• [EXERCISE TASK] The lines from the top of the material below through the line containing "const yTicks = [0,1,2,3,4,5,6];" are to be printed exactly, with pictures omitted.

==== RECORDED DATA ====

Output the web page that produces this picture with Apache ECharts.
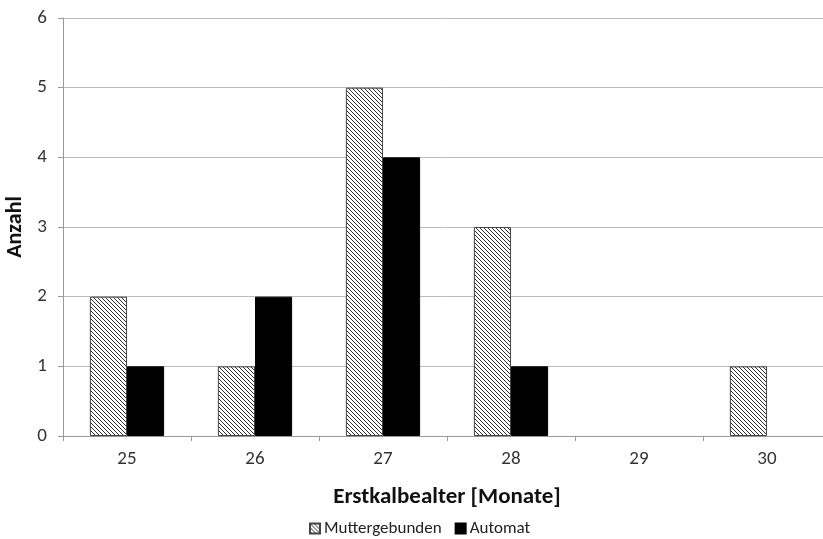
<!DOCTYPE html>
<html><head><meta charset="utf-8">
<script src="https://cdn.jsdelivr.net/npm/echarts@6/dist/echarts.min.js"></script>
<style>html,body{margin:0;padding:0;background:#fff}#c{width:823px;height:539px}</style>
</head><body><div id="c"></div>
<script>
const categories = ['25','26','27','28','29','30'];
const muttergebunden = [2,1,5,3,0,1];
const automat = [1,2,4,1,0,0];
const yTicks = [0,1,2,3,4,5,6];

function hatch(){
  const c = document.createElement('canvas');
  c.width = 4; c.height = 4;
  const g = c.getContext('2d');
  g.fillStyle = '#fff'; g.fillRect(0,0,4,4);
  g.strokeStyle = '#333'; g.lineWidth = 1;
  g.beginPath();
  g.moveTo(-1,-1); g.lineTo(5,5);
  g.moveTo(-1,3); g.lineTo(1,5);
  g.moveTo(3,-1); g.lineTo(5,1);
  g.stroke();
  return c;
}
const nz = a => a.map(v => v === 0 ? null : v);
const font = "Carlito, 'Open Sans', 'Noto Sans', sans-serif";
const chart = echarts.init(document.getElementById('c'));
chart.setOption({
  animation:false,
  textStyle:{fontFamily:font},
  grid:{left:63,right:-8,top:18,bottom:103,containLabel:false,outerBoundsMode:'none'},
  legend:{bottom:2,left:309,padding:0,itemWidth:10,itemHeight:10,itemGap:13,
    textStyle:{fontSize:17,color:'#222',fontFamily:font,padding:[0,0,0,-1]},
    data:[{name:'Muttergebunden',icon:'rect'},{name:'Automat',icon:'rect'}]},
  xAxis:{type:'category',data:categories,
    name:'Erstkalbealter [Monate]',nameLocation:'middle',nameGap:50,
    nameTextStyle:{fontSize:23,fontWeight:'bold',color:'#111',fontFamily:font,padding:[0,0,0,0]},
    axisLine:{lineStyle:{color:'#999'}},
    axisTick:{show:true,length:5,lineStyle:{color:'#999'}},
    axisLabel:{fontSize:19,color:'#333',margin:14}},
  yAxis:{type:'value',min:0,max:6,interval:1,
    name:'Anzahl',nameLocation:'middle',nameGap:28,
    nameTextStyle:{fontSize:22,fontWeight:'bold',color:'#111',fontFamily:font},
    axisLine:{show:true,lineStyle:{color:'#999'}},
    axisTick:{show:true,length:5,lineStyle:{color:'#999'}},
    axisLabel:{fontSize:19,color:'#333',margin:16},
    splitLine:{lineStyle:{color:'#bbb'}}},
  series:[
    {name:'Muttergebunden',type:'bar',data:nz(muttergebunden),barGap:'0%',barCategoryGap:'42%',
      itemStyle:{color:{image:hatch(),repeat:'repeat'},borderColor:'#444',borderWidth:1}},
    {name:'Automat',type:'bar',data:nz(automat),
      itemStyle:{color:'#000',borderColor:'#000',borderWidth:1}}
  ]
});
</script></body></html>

====

• [IN RESPONSE]
Output the web page that produces this picture with Apache ECharts.
<!DOCTYPE html>
<html><head><meta charset="utf-8">
<script src="https://cdn.jsdelivr.net/npm/echarts@6/dist/echarts.min.js"></script>
<style>html,body{margin:0;padding:0;background:#fff}#c{width:823px;height:539px}</style>
</head><body><div id="c"></div>
<script>
const categories = ['25','26','27','28','29','30'];
const muttergebunden = [2,1,5,3,0,1];
const automat = [1,2,4,1,0,0];
const yTicks = [0,1,2,3,4,5,6];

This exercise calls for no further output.